___ DATA SEGMENT ___

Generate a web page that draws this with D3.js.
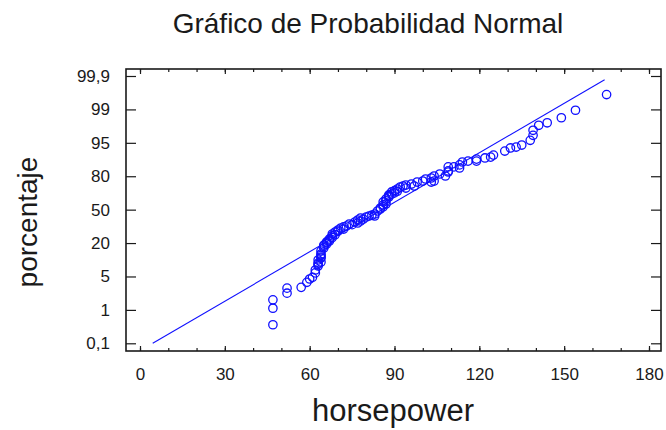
<!DOCTYPE html>
<html>
<head>
<meta charset="utf-8">
<script src="https://cdn.jsdelivr.net/npm/d3@7/dist/d3.min.js"></script>
<style>
  html, body { margin: 0; padding: 0; background: #fff; }
  svg { display: block; font-family: "Liberation Sans", Arial, sans-serif; }
</style>
</head>
<body>
<svg id="chart" width="666" height="430"></svg>
<script>
// Normal probability plot of horsepower
const yTickValues = [0.1, 1, 5, 20, 50, 80, 95, 99, 99.9];
const yTickLabels = ["0,1", "1", "5", "20", "50", "80", "95", "99", "99,9"];
const xTickValues = [0, 30, 60, 90, 120, 150, 180];
const xMinorTicks = d3.range(0, 181, 10);

// observed values (horsepower) and their cumulative percentage
const horsepower = [47, 47, 47, 52, 52, 57, 59, 60, 61, 62, 62, 63, 63, 63, 64, 63, 64, 64, 64, 64,
  64, 65, 65, 65, 66, 66, 66, 67, 67, 67, 68, 68, 68, 69, 69, 70, 70, 71, 72, 72,
  73, 74, 75, 76, 77, 77, 78, 78, 79, 80, 81, 82, 83, 83, 84, 85, 85, 86, 86, 87,
  86, 87, 87, 88, 88, 88, 89, 89, 90, 90, 91, 91, 92, 93, 94, 94, 96, 97, 98, 100,
  101, 103, 103, 104, 104, 106, 108, 109, 109, 109, 111, 113, 113, 114, 116, 119, 119, 122, 124, 125,
  129, 131, 133, 135, 138, 139, 139, 141, 144, 149, 154, 165];
const percentage = [0.6, 1.2, 2.2, 3.0, 3.6, 3.7, 4.3, 4.7, 4.9, 6.6, 7.9, 9.7, 10.5, 11.0, 11.5, 12.4, 13.3, 13.7, 14.5, 15.1,
  16.4, 17.8, 18.5, 19.1, 19.6, 20.3, 21.0, 21.9, 22.8, 23.7, 25.0, 26.4, 28.1, 27.5, 29.9, 30.5, 31.7, 33.5, 32.6, 34.5,
  35.3, 37.1, 36.5, 38.9, 38.0, 40.7, 39.8, 42.5, 41.5, 43.4, 44.3, 45.0, 44.3, 46.1, 48.8, 50.5, 51.5, 52.5, 54.2, 55.1,
  56.9, 58.0, 59.6, 61.4, 62.5, 63.2, 64.0, 65.9, 65.0, 67.0, 66.5, 68.5, 70.3, 71.2, 69.4, 72.1, 73.0, 71.2, 74.8, 75.7,
  77.5, 74.8, 78.4, 75.7, 80.1, 81.0, 80.1, 81.9, 82.4, 84.2, 84.2, 83.7, 85.1, 86.4, 86.8, 86.8, 87.7, 88.2, 88.6, 89.5,
  91.3, 92.7, 93.1, 94.0, 95.3, 95.9, 96.5, 97.1, 97.4, 98.0, 98.9, 99.4];

// fitted normal reference line
const fitHp = [4.5, 164.3];
const fitPct = [0.1, 99.8];

const blue = "#1010ff";
const ink = "#1a1a1a";

const svg = d3.select("#chart");

// plot frame
const frame = { left: 126, right: 661, top: 69, bottom: 351 };

const x = d3.scaleLinear().domain([0, 180]).range([140, 649]);

// probability axis: labelled percentages sit at equal steps
const yTop = 76, yBottom = 343.3;
const step = (yBottom - yTop) / (yTickValues.length - 1);
const y = d3.scaleLinear()
  .domain(yTickValues)
  .range(yTickValues.map((d, i) => yBottom - i * step));

// frame rectangle
svg.append("rect")
  .attr("x", frame.left).attr("y", frame.top)
  .attr("width", frame.right - frame.left).attr("height", frame.bottom - frame.top)
  .attr("fill", "none").attr("stroke", ink).attr("stroke-width", 1.6);

function styleAxis(g) {
  g.select(".domain").remove();
  g.selectAll(".tick line").attr("stroke", ink).attr("stroke-width", 1.2);
  g.selectAll(".tick text").attr("fill", ink)
    .style("font-family", '"Liberation Sans", Arial, sans-serif')
    .style("font-size", "17px");
}

// bottom axis: labelled majors, minor ticks every 10
svg.append("g").attr("transform", `translate(0,${frame.bottom})`)
  .call(d3.axisBottom(x).tickValues(xMinorTicks).tickSizeInner(-3).tickSizeOuter(0).tickFormat(""))
  .call(styleAxis);
svg.append("g").attr("transform", `translate(0,${frame.bottom})`)
  .call(d3.axisBottom(x).tickValues(xTickValues).tickSizeInner(-5).tickSizeOuter(0).tickPadding(17))
  .call(styleAxis);

// top axis (ticks only)
svg.append("g").attr("transform", `translate(0,${frame.top})`)
  .call(d3.axisTop(x).tickValues(xMinorTicks).tickSizeInner(-3).tickSizeOuter(0).tickFormat(""))
  .call(styleAxis);
svg.append("g").attr("transform", `translate(0,${frame.top})`)
  .call(d3.axisTop(x).tickValues(xTickValues).tickSizeInner(-5).tickSizeOuter(0).tickFormat(""))
  .call(styleAxis);

// left axis with percentage labels
svg.append("g").attr("transform", `translate(${frame.left},0)`)
  .call(d3.axisLeft(y).tickValues(yTickValues).tickSizeInner(-10).tickSizeOuter(0).tickPadding(16)
    .tickFormat((d, i) => yTickLabels[i]))
  .call(styleAxis);

// right axis (ticks only)
svg.append("g").attr("transform", `translate(${frame.right},0)`)
  .call(d3.axisRight(y).tickValues(yTickValues).tickSizeInner(-10).tickSizeOuter(0).tickFormat(""))
  .call(styleAxis);

// reference line
const line = d3.line().x(d => x(d[0])).y(d => y(d[1]));
svg.append("path")
  .datum(fitHp.map((h, i) => [h, fitPct[i]]))
  .attr("d", line)
  .attr("fill", "none").attr("stroke", blue).attr("stroke-width", 1.1);

// observations
svg.append("g").selectAll("circle")
  .data(horsepower.map((h, i) => ({ h, p: percentage[i] })))
  .join("circle")
  .attr("cx", d => x(d.h))
  .attr("cy", d => y(d.p))
  .attr("r", 4.2)
  .attr("fill", "none")
  .attr("stroke", blue)
  .attr("stroke-width", 1.3);

// titles
svg.append("text")
  .attr("x", 368).attr("y", 33)
  .attr("text-anchor", "middle")
  .attr("fill", ink)
  .style("font-size", "28px")
  .text("Gráfico de Probabilidad Normal");

svg.append("text")
  .attr("x", 393).attr("y", 421)
  .attr("text-anchor", "middle")
  .attr("fill", ink)
  .style("font-size", "31px")
  .text("horsepower");

svg.append("text")
  .attr("transform", "translate(37,222) rotate(-90)")
  .attr("text-anchor", "middle")
  .attr("fill", ink)
  .style("font-size", "28px")
  .text("porcentaje");
</script>
</body>
</html>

___

● PROBLEM:
Extract the full listing above verbatim; pictures are to be left out of the copy.

● CORRECT ANSWER:
Generate a web page that draws this with D3.js.
<!DOCTYPE html>
<html>
<head>
<meta charset="utf-8">
<script src="https://cdn.jsdelivr.net/npm/d3@7/dist/d3.min.js"></script>
<style>
  html, body { margin: 0; padding: 0; background: #fff; }
  svg { display: block; font-family: "Liberation Sans", Arial, sans-serif; }
</style>
</head>
<body>
<svg id="chart" width="666" height="430"></svg>
<script>
// Normal probability plot of horsepower
const yTickValues = [0.1, 1, 5, 20, 50, 80, 95, 99, 99.9];
const yTickLabels = ["0,1", "1", "5", "20", "50", "80", "95", "99", "99,9"];
const xTickValues = [0, 30, 60, 90, 120, 150, 180];
const xMinorTicks = d3.range(0, 181, 10);

// observed values (horsepower) and their cumulative percentage
const horsepower = [47, 47, 47, 52, 52, 57, 59, 60, 61, 62, 62, 63, 63, 63, 64, 63, 64, 64, 64, 64,
  64, 65, 65, 65, 66, 66, 66, 67, 67, 67, 68, 68, 68, 69, 69, 70, 70, 71, 72, 72,
  73, 74, 75, 76, 77, 77, 78, 78, 79, 80, 81, 82, 83, 83, 84, 85, 85, 86, 86, 87,
  86, 87, 87, 88, 88, 88, 89, 89, 90, 90, 91, 91, 92, 93, 94, 94, 96, 97, 98, 100,
  101, 103, 103, 104, 104, 106, 108, 109, 109, 109, 111, 113, 113, 114, 116, 119, 119, 122, 124, 125,
  129, 131, 133, 135, 138, 139, 139, 141, 144, 149, 154, 165];
const percentage = [0.6, 1.2, 2.2, 3.0, 3.6, 3.7, 4.3, 4.7, 4.9, 6.6, 7.9, 9.7, 10.5, 11.0, 11.5, 12.4, 13.3, 13.7, 14.5, 15.1,
  16.4, 17.8, 18.5, 19.1, 19.6, 20.3, 21.0, 21.9, 22.8, 23.7, 25.0, 26.4, 28.1, 27.5, 29.9, 30.5, 31.7, 33.5, 32.6, 34.5,
  35.3, 37.1, 36.5, 38.9, 38.0, 40.7, 39.8, 42.5, 41.5, 43.4, 44.3, 45.0, 44.3, 46.1, 48.8, 50.5, 51.5, 52.5, 54.2, 55.1,
  56.9, 58.0, 59.6, 61.4, 62.5, 63.2, 64.0, 65.9, 65.0, 67.0, 66.5, 68.5, 70.3, 71.2, 69.4, 72.1, 73.0, 71.2, 74.8, 75.7,
  77.5, 74.8, 78.4, 75.7, 80.1, 81.0, 80.1, 81.9, 82.4, 84.2, 84.2, 83.7, 85.1, 86.4, 86.8, 86.8, 87.7, 88.2, 88.6, 89.5,
  91.3, 92.7, 93.1, 94.0, 95.3, 95.9, 96.5, 97.1, 97.4, 98.0, 98.9, 99.4];

// fitted normal reference line
const fitHp = [4.5, 164.3];
const fitPct = [0.1, 99.8];

const blue = "#1010ff";
const ink = "#1a1a1a";

const svg = d3.select("#chart");

// plot frame
const frame = { left: 126, right: 661, top: 69, bottom: 351 };

const x = d3.scaleLinear().domain([0, 180]).range([140, 649]);

// probability axis: labelled percentages sit at equal steps
const yTop = 76, yBottom = 343.3;
const step = (yBottom - yTop) / (yTickValues.length - 1);
const y = d3.scaleLinear()
  .domain(yTickValues)
  .range(yTickValues.map((d, i) => yBottom - i * step));

// frame rectangle
svg.append("rect")
  .attr("x", frame.left).attr("y", frame.top)
  .attr("width", frame.right - frame.left).attr("height", frame.bottom - frame.top)
  .attr("fill", "none").attr("stroke", ink).attr("stroke-width", 1.6);

function styleAxis(g) {
  g.select(".domain").remove();
  g.selectAll(".tick line").attr("stroke", ink).attr("stroke-width", 1.2);
  g.selectAll(".tick text").attr("fill", ink)
    .style("font-family", '"Liberation Sans", Arial, sans-serif')
    .style("font-size", "17px");
}

// bottom axis: labelled majors, minor ticks every 10
svg.append("g").attr("transform", `translate(0,${frame.bottom})`)
  .call(d3.axisBottom(x).tickValues(xMinorTicks).tickSizeInner(-3).tickSizeOuter(0).tickFormat(""))
  .call(styleAxis);
svg.append("g").attr("transform", `translate(0,${frame.bottom})`)
  .call(d3.axisBottom(x).tickValues(xTickValues).tickSizeInner(-5).tickSizeOuter(0).tickPadding(17))
  .call(styleAxis);

// top axis (ticks only)
svg.append("g").attr("transform", `translate(0,${frame.top})`)
  .call(d3.axisTop(x).tickValues(xMinorTicks).tickSizeInner(-3).tickSizeOuter(0).tickFormat(""))
  .call(styleAxis);
svg.append("g").attr("transform", `translate(0,${frame.top})`)
  .call(d3.axisTop(x).tickValues(xTickValues).tickSizeInner(-5).tickSizeOuter(0).tickFormat(""))
  .call(styleAxis);

// left axis with percentage labels
svg.append("g").attr("transform", `translate(${frame.left},0)`)
  .call(d3.axisLeft(y).tickValues(yTickValues).tickSizeInner(-10).tickSizeOuter(0).tickPadding(16)
    .tickFormat((d, i) => yTickLabels[i]))
  .call(styleAxis);

// right axis (ticks only)
svg.append("g").attr("transform", `translate(${frame.right},0)`)
  .call(d3.axisRight(y).tickValues(yTickValues).tickSizeInner(-10).tickSizeOuter(0).tickFormat(""))
  .call(styleAxis);

// reference line
const line = d3.line().x(d => x(d[0])).y(d => y(d[1]));
svg.append("path")
  .datum(fitHp.map((h, i) => [h, fitPct[i]]))
  .attr("d", line)
  .attr("fill", "none").attr("stroke", blue).attr("stroke-width", 1.1);

// observations
svg.append("g").selectAll("circle")
  .data(horsepower.map((h, i) => ({ h, p: percentage[i] })))
  .join("circle")
  .attr("cx", d => x(d.h))
  .attr("cy", d => y(d.p))
  .attr("r", 4.2)
  .attr("fill", "none")
  .attr("stroke", blue)
  .attr("stroke-width", 1.3);

// titles
svg.append("text")
  .attr("x", 368).attr("y", 33)
  .attr("text-anchor", "middle")
  .attr("fill", ink)
  .style("font-size", "28px")
  .text("Gráfico de Probabilidad Normal");

svg.append("text")
  .attr("x", 393).attr("y", 421)
  .attr("text-anchor", "middle")
  .attr("fill", ink)
  .style("font-size", "31px")
  .text("horsepower");

svg.append("text")
  .attr("transform", "translate(37,222) rotate(-90)")
  .attr("text-anchor", "middle")
  .attr("fill", ink)
  .style("font-size", "28px")
  .text("porcentaje");
</script>
</body>
</html>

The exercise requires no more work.